I currently have a thread that listens for data from the network and then runs rules on it. I then want to pass the data to the GUI. I am worried about having a deadlock in the GUI. I cant figure out were to put the mutexes on the GUI side. I am also using c# and dotnet 3.5.
What I have come up with is
1) Using a timer to create an event and dump the thread. Worried about performance.
2) Use an intermediary event to copy the data to GUI.
3) Dig in and figure out thread safe way of using GUI.
What do you think is best way to proceed?
Edit: Here is the solution I am using. I pass in the changed element and then protect the big object with a mutex. I use helper function to switch threads using InvokeRequired then BeginInvoke with a delegate. Pulled from reading the answers and then following links until reaching Threading in Windows Forms by Jon Skeet.
delegate void UInt32ParameterDelegate(UInt32 n);
public void UpdateLocation(UInt32 n)
{
if (InvokeRequired)
{
// We're not in the UI thread, so we need to call BeginInvoke
BeginInvoke(new UInt32ParameterDelegate(UpdateLocation), new object[] { n });
return;
}
// Must be on the UI thread if we've got this far
this.engine.location.UpdateBusy.WaitOne();
// do the work in here
this.engine.location.UpdateBusy.ReleaseMutex();
}
Synchronization is very easy in Windows Forms. You can call Control.Invoke() in the background thread. The thread will stall until the delegate has finished running on the UI thread. No sync required at all.
If stalling the thread is a problem, use Control.BeginInvoke(). You'll have to protect the object(s) you pass to the delegate with a lock if the thread might alter them while it continues running.
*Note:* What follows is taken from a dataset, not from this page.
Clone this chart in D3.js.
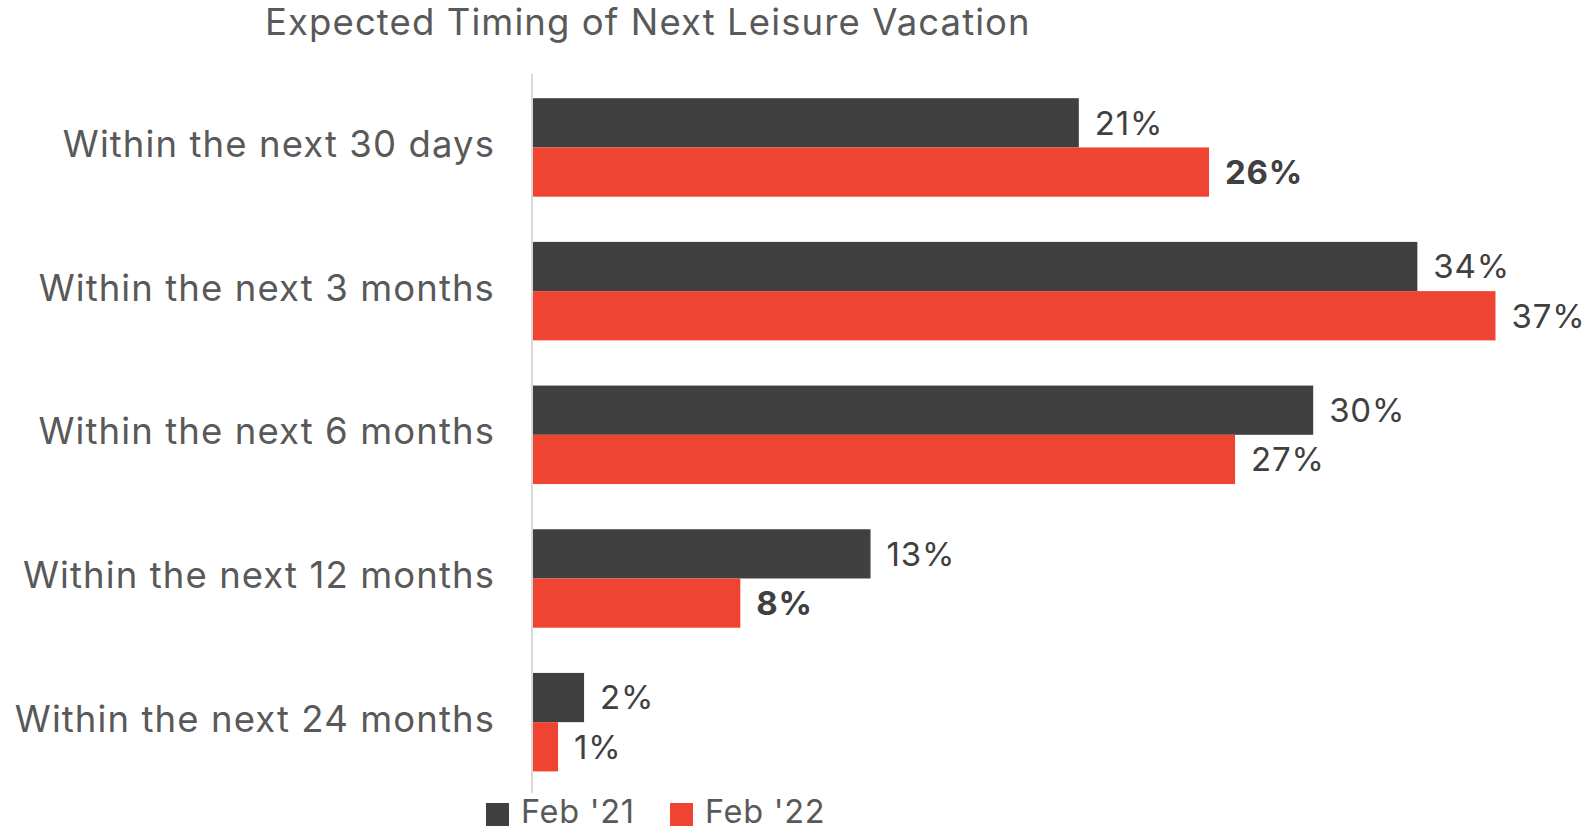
<!DOCTYPE html>
<html>
<head>
<meta charset="utf-8">
<script src="https://cdn.jsdelivr.net/npm/d3@7"></script>
<style>
  body { margin: 0; background: #fff; }
  svg { display: block; font-family: Inter, sans-serif; }
</style>
</head>
<body>
<svg id="chart"></svg>
<script>
// data
const categories = ['Within the next 30 days', 'Within the next 3 months', 'Within the next 6 months', 'Within the next 12 months', 'Within the next 24 months']
const seriesNames = ["Feb '21", "Feb '22"]
const feb21 = [21, 34, 30, 13, 2]
const feb22 = [26, 37, 27, 8, 1]
// labels shown in bold in the original
const boldFeb22 = ['Within the next 30 days', 'Within the next 12 months']

const colors = ['#404040', '#EE4431']

const width = 1596, height = 831
const margin = {top: 75.6, left: 532, bottom: 37}

const svg = d3.select('#chart')
    .attr('width', width)
    .attr('height', height)

let rows = categories.map((c, i) => ({cat: c, vals: [feb21[i], feb22[i]]}))

let x = d3.scaleLinear()
    .domain([0, 40])
    .range([margin.left, margin.left + 40 * 26.04])

let y = d3.scaleBand()
    .domain(categories)
    .range([margin.top, height - margin.bottom])
    .paddingInner(0.3146)
    .paddingOuter(0.1573)

let ySub = d3.scaleBand()
    .domain(seriesNames)
    .range([0, y.bandwidth()])

// title
svg.append('text')
    .attr('x', 265)
    .attr('y', 35)
    .attr('font-size', 36.5)
    .attr('letter-spacing', 1.1)
    .attr('fill', '#595959')
    .text('Expected Timing of Next Leisure Vacation')

// category labels (trailing letter-spacing pushed past the anchor)
svg.append('g')
    .selectAll('text')
    .data(categories)
    .join('text')
        .attr('x', 495)
        .attr('y', d => y(d) + y.bandwidth() / 2 + 9.5)
        .attr('text-anchor', 'end')
        .attr('font-size', 36.5)
        .attr('letter-spacing', 1.1)
        .attr('fill', '#595959')
        .text(d => d)

let groups = svg.append('g')
    .selectAll('g')
    .data(rows)
    .join('g')
        .attr('transform', d => `translate(0,${y(d.cat)})`)

groups.selectAll('rect')
    .data(d => d.vals.map((v, i) => ({cat: d.cat, series: seriesNames[i], v: v, i: i})))
    .join('rect')
        .attr('x', x(0))
        .attr('y', d => ySub(d.series))
        .attr('width', d => x(d.v) - x(0))
        .attr('height', ySub.bandwidth())
        .attr('fill', d => colors[d.i])

groups.selectAll('text')
    .data(d => d.vals.map((v, i) => ({cat: d.cat, series: seriesNames[i], v: v, i: i})))
    .join('text')
        .attr('x', d => x(d.v) + 16)
        .attr('y', d => ySub(d.series) + ySub.bandwidth() / 2)
        .attr('dy', '0.36em')
        .attr('font-size', 33)
        .attr('letter-spacing', 0.8)
        .attr('fill', '#404040')
        .attr('font-weight', d => (d.i == 1 && boldFeb22.includes(d.cat)) ? 'bold' : 'normal')
        .text(d => d.v + '%')

// vertical axis line
svg.append('line')
    .attr('x1', x(0)).attr('x2', x(0))
    .attr('y1', 74).attr('y2', 793)
    .attr('stroke', '#d9d9d9')
    .attr('stroke-width', 2)

// legend
let legendX = [486, 670]
let legend = svg.append('g')
    .selectAll('g')
    .data(seriesNames)
    .join('g')
        .attr('transform', (d, i) => `translate(${legendX[i]},803)`)

legend.append('rect')
    .attr('width', 23)
    .attr('height', 23)
    .attr('fill', (d, i) => colors[i])

legend.append('text')
    .attr('x', 35)
    .attr('y', 19.5)
    .attr('font-size', 32.5)
    .attr('letter-spacing', 0.7)
    .attr('fill', '#595959')
    .text(d => d)
</script>
</body>
</html>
That's rarely the case in a producer-consumer scenario, the thread can simply create new objects.
Do make sure that you don't Invoke() too often. Do it more frequently than about 1000 times per second and the UI thread will stop pumping Windows messages, being bogged down by handling the invoke requests. Since it is human eyes you're trying to please, invoking more than about 25 times per second is just wasted effort. Pool intermediate results in a collection object.
I hope I understand your problem correctly.
After the background thread reads the data and does whatever it wants, it should use Invoke to call a method on the GUI thread. That method would update anything that should be updated in the GUI.
Never read from the network on the GUI thread. It's only a matter of time before your application runs during a network outage and your GUI hangs as a result. This will really frustrate your users.
In your situation I think the best approach is to have a background thread complete the read operation. Then take the resulting data and move it back to the GUI thread via a SynchronizationContext Post or Send method.
you should just pass an event from your network thread to your UI thread.
then cross threads using begininvoke so you don't get a cross thread exception.
Need help getting info across a UI thread and another thread in C#
You could use a backgroundworker that will process the datareading in a background thread and when it's done you can end the backgroundworker triggering it's RunWorkerCompletedEventHandler. In the RunWorkerCompletedEventHandler you can update your GUI thread with the result.
Isn't easier to just throw a delegate who raise an event that inform the form to refresh itself?